No, they're not 100% identical. The hot and neutral can be counted on as being identical; or in 3-conductor +ground cable the hots will be identical. In larger sizes of cable, the ground is smaller, and in 3-conductor cable, the neutral may be smaller. That's because in large feeders, 100% neutral imbalance is unlikely. For instance 2-2-4-6 is a cable size; #4 neutral #6 ground.
But the hots (or hot+neutral in 2-conductor 3-wire cable) are the same size. If you were wiring a UK device with US wires, you might tape the white to be red (hot) and leave the black as neutral.
Ground, however, is special. It is not simply another conductor, it performs a very different function than than neutral, and that is what makes it reasonable to not give it insulation.

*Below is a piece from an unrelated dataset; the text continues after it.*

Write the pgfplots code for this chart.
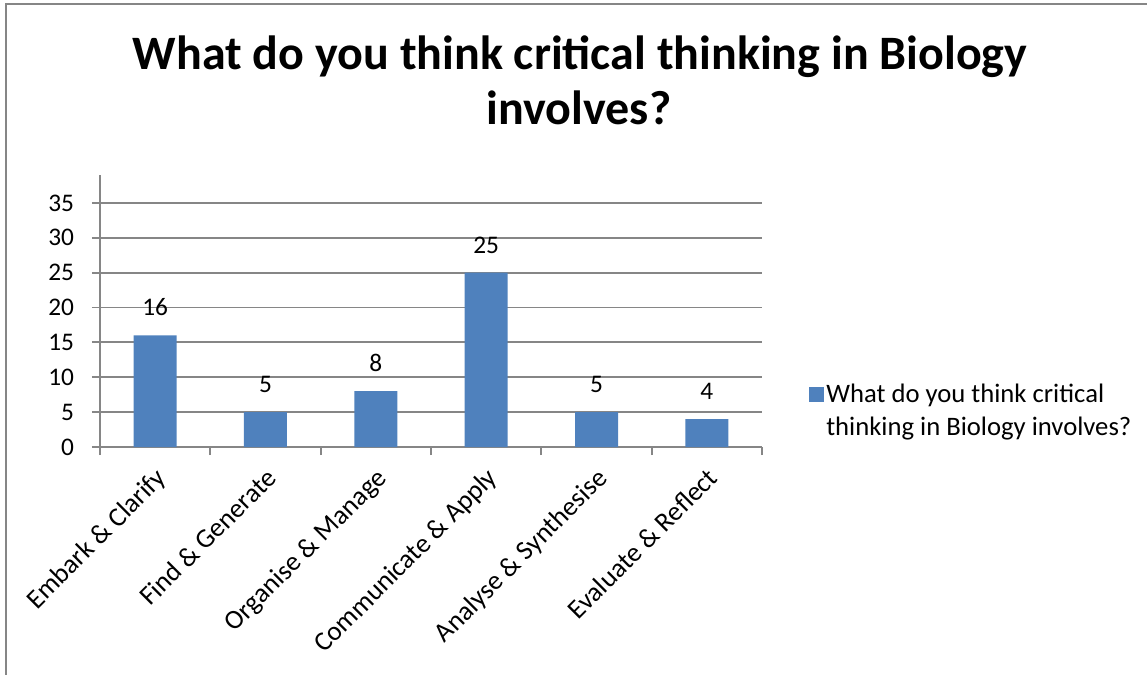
\documentclass[border=0pt]{standalone}
\usepackage{pgfplots}
\pgfplotsset{compat=1.18}
\usepackage{fontspec}
\setmainfont{Carlito}
\usetikzlibrary{calc}
\definecolor{barblue}{HTML}{4F81BD}
\definecolor{gridgray}{HTML}{868686}
\begin{document}
\begin{tikzpicture}[x=1pt,y=1pt]
\begin{axis}[
  scale only axis,
  width=496.5pt, height=204pt,
  xmin=0, xmax=6, ymin=0, ymax=39,
  axis lines=left, axis line style={gridgray, line width=1.4pt, -},
  ybar, bar width=32.25pt,
  ytick={0,5,...,35},
  ymajorgrids, grid style={gridgray, line width=1.4pt},
  xtick={0.5,1.5,...,5.5},
  xticklabels={Embark \& Clarify, Find \& Generate, Organise \& Manage, Communicate \& Apply, Analyse \& Synthesise, Evaluate \& Reflect},
  minor xtick={0,1,...,6},
  tick align=outside,
  major x tick style={draw=none},
  major tick length=6pt, minor tick length=6pt,
  tick style={gridgray, line width=1.4pt},
  x tick label style={rotate=45, anchor=north east, xshift=-3pt, yshift=-2pt, font=\fontsize{20.3}{24}\selectfont},
  y tick label style={xshift=-10pt, font=\fontsize{19}{23}\selectfont},
  /pgf/number format/assume math mode=true,
  nodes near coords,
  every node near coord/.append style={font=\fontsize{19}{23}\selectfont, black, yshift=11pt},
  legend style={draw=none, at={(axis description cs:1.064,0.135)}, anchor=west, font=\fontsize{20}{24.75}\selectfont, cells={align=left}},
  legend cell align=left,
  legend image code/.code={\fill[#1] (0pt,6.4pt) rectangle (11.25pt,17.65pt);},
]
\addplot[fill=barblue, draw=none] coordinates {(0.5,16) (1.5,5) (2.5,8) (3.5,25) (4.5,5) (5.5,4)};
\addlegendentry{What do you think critical\\thinking in Biology involves?}
\coordinate (O) at (rel axis cs:0,0);
\end{axis}
\pgfresetboundingbox
\useasboundingbox ($(O)+(-75,-171)$) rectangle ($(O)+(785.25,335.25)$);
\draw[gridgray, line width=1.5pt] ($(O)+(-70.5,-171)$) -- ($(O)+(-70.5,332.25)$) -- ($(O)+(785.25,332.25)$);
\node[font=\bfseries\fontsize{36}{43}\selectfont, anchor=base, inner sep=0pt] at ($(O)+(360,282.75)$) {What do you think critical thinking in Biology};
\node[font=\bfseries\fontsize{36}{43}\selectfont, anchor=base, inner sep=0pt] at ($(O)+(359.25,241.5)$) {involves?};
\end{tikzpicture}
\end{document}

The outer sheath and inner insulation serve many purposes more than you are giving them credit for.
The wire insulation's jobs
Aside from the obvious (insulation and color coding)... the insulation provides protection from abrasion on sharp edges, and when wires are stuffed into a junction box. It also must not burn easily, and must not emit toxic gases if it does. And it must not deteriorate over time (UV notwithstanding).
The sheath's jobs
First is grouping. Grouping is vital to understanding how a circuit works - e.g. if you have a 3-way switch and 2 wires go into one cable and 1 wire into another, you know which ones are the messengers. It keeps neutrals paired with partner hots, which is mandatory and AFCI/GFCI breakers require this. Since currents should be equal, keeping the wires together assures that the wires' EMFs cancel each other out, and with nothing between the wires, it prevents inductive/eddy current heating.
Next is binding and strain relief, as the cable is clamped where it enters the junction box. Clamping the individual wires would create a stress point.
Also stopping nails. The usual rule is that cable is stapled or penetrates at the midpoint of a 4x4 joist, and one should use 1-1/2" or shorter nails so a nail isn't going to reach the staple or hole. But between holes and staples, the cable floats and can come within 1-1/2" of the wall. In that case you want the cable's skin to be tough enough that the nail moves the cable rather than penetrates it.
The cable also must hold the markings which identify the cable type, which decides where it is legal to use based on its characteristics. Color coding is often done - 14AWG being white, 12 AWG yellow, and 10 AWG red.